Die beiden Gewerkschafter Kai-Eicker Wolf und Patrick Schreiner bringen es fertig, auf 160 Taschenbuchseiten plus Anhang alle wichtigen Fakten und Zusammenhänge rund um gerade wieder aufgeflammte Diskussion zu Öffentlich-Privaten-Partnerschaften beim Bau und Betrieb von Autobahnen und Schulen zusammenzutragen.

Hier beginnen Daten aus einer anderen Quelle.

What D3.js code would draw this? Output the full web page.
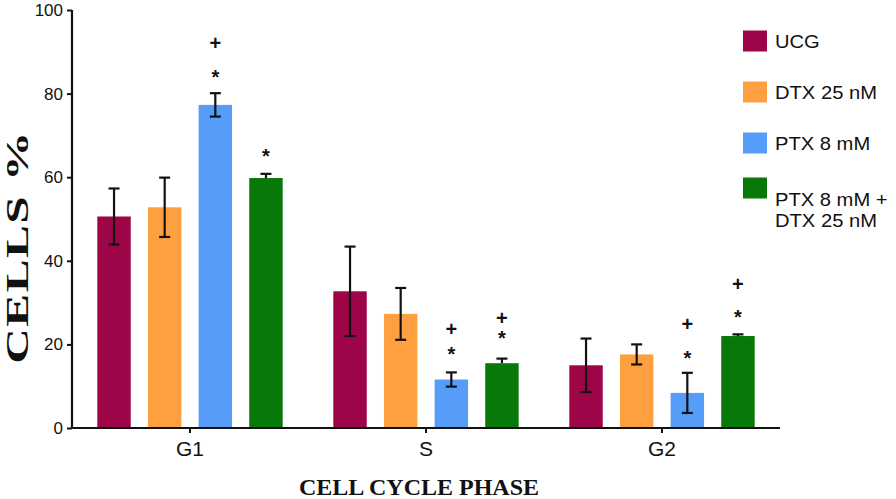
<!DOCTYPE html>
<html>
<head>
<meta charset="utf-8">
<script src="https://cdn.jsdelivr.net/npm/d3@7"></script>
<style>
  body { margin: 0; background: #fff; }
  svg { display: block; }
</style>
</head>
<body>
<svg></svg>
<script>
var width = 896;
var height = 499;

// data
var phases = ['G1', 'S', 'G2'];
var series = ['UCG', 'DTX 25 nM', 'PTX 8 mM', 'PTX 8 mM + DTX 25 nM'];
var ucg = [50.6, 32.7, 15.0];
var dtx = [52.8, 27.3, 17.6];
var ptx = [77.3, 11.6, 8.4];
var combo = [59.8, 15.5, 22.0];
var ucgErr = [6.7, 10.7, 6.4];
var dtxErr = [7.1, 6.2, 2.4];
var ptxErr = [2.8, 1.7, 4.8];
var comboErr = [1.0, 1.1, 0.4];
var yTicks = [0, 20, 40, 60, 80, 100];
// significance marks: [phase, series index, symbol, value position]
var marks = [
    ['G1', 2, '+', 92.1], ['G1', 2, '*', 85.0],
    ['G1', 3, '*', 66.1],
    ['S', 2, '+', 23.6], ['S', 2, '*', 18.6],
    ['S', 3, '+', 26.4], ['S', 3, '*', 22.4],
    ['G2', 2, '+', 25.0], ['G2', 2, '*', 17.8],
    ['G2', 3, '+', 34.4], ['G2', 3, '*', 27.4]
];

var colors = ['#9E0448', '#FFA040', '#559DF9', '#087808'];
var values = [ucg, dtx, ptx, combo];
var errors = [ucgErr, dtxErr, ptxErr, comboErr];

var svg = d3.select('svg')
    .attr('width', width)
    .attr('height', height);

var x0 = d3.scaleBand()
    .domain(phases)
    .range([72, 780])
    .paddingInner(0)
    .paddingOuter(0);

var x1 = d3.scaleBand()
    .domain(d3.range(series.length))
    .range([0, x0.bandwidth()])
    .paddingInner(0.34)
    .paddingOuter(0.5);

var y = d3.scaleLinear()
    .domain([0, 100])
    .range([428, 10]);

var rows = [];
phases.forEach(function (p, i) {
    series.forEach(function (s, j) {
        rows.push({ phase: p, k: j, v: values[j][i], e: errors[j][i] });
    });
});

// bars
svg.append('g').selectAll('rect')
    .data(rows)
    .enter()
    .append('rect')
    .attr('x', function (d) { return x0(d.phase) + x1(d.k); })
    .attr('y', function (d) { return y(d.v); })
    .attr('width', x1.bandwidth())
    .attr('height', function (d) { return y(0) - y(d.v); })
    .attr('fill', function (d) { return colors[d.k]; });

// error bars (combined treatment only shows the upper whisker)
var eb = svg.append('g')
    .attr('stroke', '#111')
    .attr('stroke-width', 2.2)
    .selectAll('g')
    .data(rows)
    .enter()
    .append('g');

var cx = function (d) { return x0(d.phase) + x1(d.k) + x1.bandwidth() / 2; };
var lo = function (d) { return d.k === 3 ? d.v : d.v - d.e; };

eb.append('line')
    .attr('x1', cx).attr('x2', cx)
    .attr('y1', function (d) { return y(d.v + d.e); })
    .attr('y2', function (d) { return y(lo(d)); });
eb.append('line')
    .attr('x1', function (d) { return cx(d) - 5.5; })
    .attr('x2', function (d) { return cx(d) + 5.5; })
    .attr('y1', function (d) { return y(d.v + d.e); })
    .attr('y2', function (d) { return y(d.v + d.e); });
eb.filter(function (d) { return d.k !== 3; })
    .append('line')
    .attr('x1', function (d) { return cx(d) - 5.5; })
    .attr('x2', function (d) { return cx(d) + 5.5; })
    .attr('y1', function (d) { return y(d.v - d.e); })
    .attr('y2', function (d) { return y(d.v - d.e); });

// significance marks
svg.append('g').selectAll('text')
    .data(marks)
    .enter()
    .append('text')
    .attr('x', function (d) { return x0(d[0]) + x1(d[1]) + x1.bandwidth() / 2; })
    .attr('y', function (d) { return y(d[3]) + (d[2] === '+' ? 7 : 11); })
    .attr('text-anchor', 'middle')
    .attr('font-family', 'Liberation Sans, Arial, sans-serif')
    .attr('font-size', 20)
    .attr('font-weight', 'bold')
    .attr('fill', '#111')
    .text(function (d) { return d[2]; });

// axes
var yAxis = svg.append('g')
    .attr('transform', 'translate(72,0)')
    .call(d3.axisLeft(y).tickValues(yTicks).tickSize(5).tickPadding(4));

var xAxis = svg.append('g')
    .attr('transform', 'translate(0,428)')
    .call(d3.axisBottom(x0).tickSize(5).tickPadding(8));

[yAxis, xAxis].forEach(function (a) {
    a.select('.domain').attr('stroke', '#111').attr('stroke-width', 2.2);
    a.selectAll('.tick line').attr('stroke', '#111').attr('stroke-width', 2);
    a.selectAll('.tick text')
        .attr('fill', '#111')
        .attr('font-family', 'Liberation Sans, Arial, sans-serif');
});
yAxis.select('.domain').attr('d', 'M0,428V10');
xAxis.select('.domain').attr('d', 'M72,0H780');
yAxis.selectAll('.tick text').attr('font-size', 17);
xAxis.selectAll('.tick text').attr('font-size', 21);

// axis titles (the y title is stretched along its length in the original)
svg.append('text')
    .attr('transform', 'translate(28,247) rotate(-90) scale(1.45,0.92)')
    .attr('text-anchor', 'middle')
    .attr('font-family', 'Liberation Serif, Times New Roman, serif')
    .attr('font-weight', 'bold')
    .attr('font-size', 34)
    .attr('letter-spacing', 1)
    .attr('fill', '#111')
    .text('CELLS %');

svg.append('text')
    .attr('x', 419)
    .attr('y', 495)
    .attr('text-anchor', 'middle')
    .attr('font-family', 'Liberation Serif, Times New Roman, serif')
    .attr('font-weight', 'bold')
    .attr('font-size', 24)
    .attr('fill', '#111')
    .text('CELL CYCLE PHASE');

// legend
var legendY = [41, 92, 143, 188];
var legend = svg.append('g').selectAll('g')
    .data(series)
    .enter()
    .append('g')
    .attr('transform', function (d, i) { return 'translate(743,' + legendY[i] + ')'; });

legend.append('rect')
    .attr('x', 0)
    .attr('y', -10.5)
    .attr('width', 24)
    .attr('height', 21)
    .attr('fill', function (d, i) { return colors[i]; });

legend.append('text')
    .attr('transform', function (d, i) { return 'translate(32,' + (i === 3 ? 18 : 6.5) + ') scale(1.12,1)'; })
    .attr('font-family', 'Liberation Sans, Arial, sans-serif')
    .attr('font-size', 18)
    .attr('fill', '#111')
    .each(function (d) {
        var t = d3.select(this);
        if (d.indexOf(' + ') > 0) {
            var parts = d.split(' + ');
            t.append('tspan').attr('x', 0).text(parts[0] + ' +');
            t.append('tspan').attr('x', 0).attr('dy', 21.5).text(parts[1]);
        } else {
            t.text(d);
        }
    });
</script>
</body>
</html>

„Mit Tempo in die Privatisierung – Autobahnen, Schulen, Rente – und was noch?“ heißt das Buch. Das „was noch?“ spielt keine so große Rolle. Aber mit Autobahnen, Schulen, Rente ist der große Zusammenhang schon umrissen. Denn die beiden Autoren legen überzeugend dar, dass die Autobahnprivatisierung nicht nur konsequente Fortsetzung, sondern auch eine Folge der Privatisierung der Altersvorsorge darstellt. Denn die private Versicherungswirtschaft kann bei Weitem nicht das bei Kürzung der gesetzlichen Renten gemachte Versprechen anständiger Renditen für die Versicherten einlösen. Deshalb drängte die Finanzbranche die Regierung ganz massiv, ihr durch die ÖPPs auf Staatskosten langfristig gesicherte, hohe Renditen zu bescheren. Die Politiker wiederum wollten die Gelegenheit gerne nutzen, die Schuldenbremsen auf europäischer, nationaler, Länder- und kommunaler Ebene, mit denen sie sich die Hände gebunden hatten, zu umgehen, indem sie Ausgaben auf Schattenhaushalte verlagern. So wird es zwar langfristig teurer, aber kurzfristig kann man etwas für die Wiederwahlchancen tun. Auch wurde die öffentliche Verwaltung in Ländern und Kommunen so ausgedünnt, dass sie kurzfristig gar nicht mehr in der Lage sind, größere Aufgaben wie Schulsanierung in der Breite oder größere Straßenbauprojekte zu planen und auszuführen.
Neben der Darstellung der erfolgreichen Lobbystrategien und der Interessenverquickungen der Entscheidungsträger, der demokratiefeindlichen Aushebelung der Parlamentsrechte und Geheimniskrämerei, liefern die Autoren auch fundierte volkswirtschaftliche Analysen, etwa zur Frage, ob eine privatwirtschaftliches, kapitalgedecktes Rentensystem wirklich besser ist als ein Umlagesystem.
Dieses detailreiche und fundierte Werk, kann ich allen empfehle, die mehr über die Interessen der Akteure und den aktuellen Stand des Privatisierungsprojekts wissen wollen.